Task goal
Everything from the first line of the data below through the line that contains "const yTicks = [0, 50, 100, 150, 200, 250, 300];" should be written out exactly, please, and nothing more; the pictures stay out.

Supplied material
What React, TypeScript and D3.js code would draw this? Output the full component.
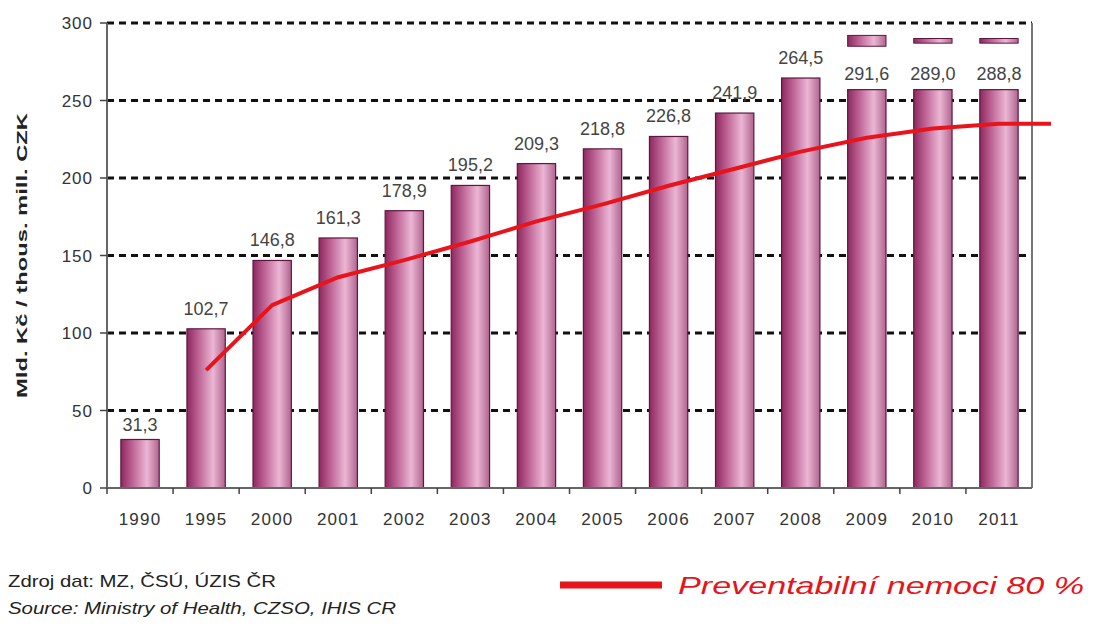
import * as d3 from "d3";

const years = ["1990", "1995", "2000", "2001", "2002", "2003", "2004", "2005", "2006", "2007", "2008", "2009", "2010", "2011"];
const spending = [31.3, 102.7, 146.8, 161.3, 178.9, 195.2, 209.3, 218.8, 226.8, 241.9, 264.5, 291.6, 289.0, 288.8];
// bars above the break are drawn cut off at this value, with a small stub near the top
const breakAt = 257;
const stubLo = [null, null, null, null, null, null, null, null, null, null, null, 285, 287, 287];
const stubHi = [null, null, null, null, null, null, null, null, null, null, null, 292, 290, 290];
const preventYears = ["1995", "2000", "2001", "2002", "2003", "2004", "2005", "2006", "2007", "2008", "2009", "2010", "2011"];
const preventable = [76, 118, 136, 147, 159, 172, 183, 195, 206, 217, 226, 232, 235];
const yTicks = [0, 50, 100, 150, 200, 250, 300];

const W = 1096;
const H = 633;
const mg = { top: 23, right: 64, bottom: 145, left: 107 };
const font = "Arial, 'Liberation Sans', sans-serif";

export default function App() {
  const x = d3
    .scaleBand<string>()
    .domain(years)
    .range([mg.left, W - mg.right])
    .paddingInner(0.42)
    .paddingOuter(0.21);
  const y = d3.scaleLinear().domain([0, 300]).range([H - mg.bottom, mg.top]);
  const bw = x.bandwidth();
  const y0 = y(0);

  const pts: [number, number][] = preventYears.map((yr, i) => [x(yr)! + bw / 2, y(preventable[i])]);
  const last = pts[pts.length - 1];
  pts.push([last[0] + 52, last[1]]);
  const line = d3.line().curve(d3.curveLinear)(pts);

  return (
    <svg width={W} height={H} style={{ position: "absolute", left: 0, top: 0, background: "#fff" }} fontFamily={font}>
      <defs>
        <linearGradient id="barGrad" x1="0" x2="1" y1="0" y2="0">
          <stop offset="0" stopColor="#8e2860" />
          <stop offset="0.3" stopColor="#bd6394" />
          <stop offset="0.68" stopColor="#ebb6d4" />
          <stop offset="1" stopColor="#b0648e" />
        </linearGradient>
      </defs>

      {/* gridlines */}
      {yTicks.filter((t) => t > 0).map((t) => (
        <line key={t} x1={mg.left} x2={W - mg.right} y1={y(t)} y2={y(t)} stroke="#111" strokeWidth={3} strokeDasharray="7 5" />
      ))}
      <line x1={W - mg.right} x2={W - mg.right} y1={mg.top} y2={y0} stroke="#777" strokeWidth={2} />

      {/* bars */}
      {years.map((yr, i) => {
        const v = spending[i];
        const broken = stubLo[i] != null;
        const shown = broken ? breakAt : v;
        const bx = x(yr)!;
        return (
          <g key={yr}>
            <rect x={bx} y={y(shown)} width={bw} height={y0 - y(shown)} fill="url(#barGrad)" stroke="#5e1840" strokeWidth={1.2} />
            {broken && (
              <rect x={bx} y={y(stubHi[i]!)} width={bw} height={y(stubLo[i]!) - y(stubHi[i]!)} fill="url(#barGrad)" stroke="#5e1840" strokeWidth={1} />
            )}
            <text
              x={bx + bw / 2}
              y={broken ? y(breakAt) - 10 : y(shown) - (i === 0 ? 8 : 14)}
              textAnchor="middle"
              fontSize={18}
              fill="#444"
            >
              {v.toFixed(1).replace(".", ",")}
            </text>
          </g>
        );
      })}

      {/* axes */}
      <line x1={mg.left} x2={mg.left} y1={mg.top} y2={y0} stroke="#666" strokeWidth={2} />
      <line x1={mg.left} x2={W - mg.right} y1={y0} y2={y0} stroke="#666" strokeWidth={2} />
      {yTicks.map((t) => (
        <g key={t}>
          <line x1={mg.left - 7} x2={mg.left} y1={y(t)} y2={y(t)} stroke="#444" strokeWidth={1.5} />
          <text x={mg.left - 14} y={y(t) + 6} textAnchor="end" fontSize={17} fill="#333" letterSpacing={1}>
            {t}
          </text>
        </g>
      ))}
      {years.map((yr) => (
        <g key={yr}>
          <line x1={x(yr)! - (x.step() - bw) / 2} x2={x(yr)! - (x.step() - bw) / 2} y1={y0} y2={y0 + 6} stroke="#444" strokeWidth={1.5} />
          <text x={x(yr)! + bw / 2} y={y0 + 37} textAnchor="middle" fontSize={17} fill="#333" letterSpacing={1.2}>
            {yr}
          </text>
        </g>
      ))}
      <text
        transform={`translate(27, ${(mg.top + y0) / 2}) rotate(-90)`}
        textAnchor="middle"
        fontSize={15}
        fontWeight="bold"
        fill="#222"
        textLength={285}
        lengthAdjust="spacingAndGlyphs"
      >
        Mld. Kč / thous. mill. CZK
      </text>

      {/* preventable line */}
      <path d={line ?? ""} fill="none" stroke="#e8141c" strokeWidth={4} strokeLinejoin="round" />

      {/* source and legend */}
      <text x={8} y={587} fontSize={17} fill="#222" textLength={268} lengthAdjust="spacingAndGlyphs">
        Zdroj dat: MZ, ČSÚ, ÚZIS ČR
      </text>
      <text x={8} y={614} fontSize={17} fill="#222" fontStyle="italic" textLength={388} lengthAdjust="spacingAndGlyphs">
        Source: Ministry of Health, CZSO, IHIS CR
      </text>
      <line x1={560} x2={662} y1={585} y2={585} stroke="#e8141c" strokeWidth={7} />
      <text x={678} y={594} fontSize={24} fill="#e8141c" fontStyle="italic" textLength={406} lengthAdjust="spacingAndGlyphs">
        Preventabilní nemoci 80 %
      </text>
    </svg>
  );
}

Output below
What React, TypeScript and D3.js code would draw this? Output the full component.
import * as d3 from "d3";

const years = ["1990", "1995", "2000", "2001", "2002", "2003", "2004", "2005", "2006", "2007", "2008", "2009", "2010", "2011"];
const spending = [31.3, 102.7, 146.8, 161.3, 178.9, 195.2, 209.3, 218.8, 226.8, 241.9, 264.5, 291.6, 289.0, 288.8];
// bars above the break are drawn cut off at this value, with a small stub near the top
const breakAt = 257;
const stubLo = [null, null, null, null, null, null, null, null, null, null, null, 285, 287, 287];
const stubHi = [null, null, null, null, null, null, null, null, null, null, null, 292, 290, 290];
const preventYears = ["1995", "2000", "2001", "2002", "2003", "2004", "2005", "2006", "2007", "2008", "2009", "2010", "2011"];
const preventable = [76, 118, 136, 147, 159, 172, 183, 195, 206, 217, 226, 232, 235];
const yTicks = [0, 50, 100, 150, 200, 250, 300];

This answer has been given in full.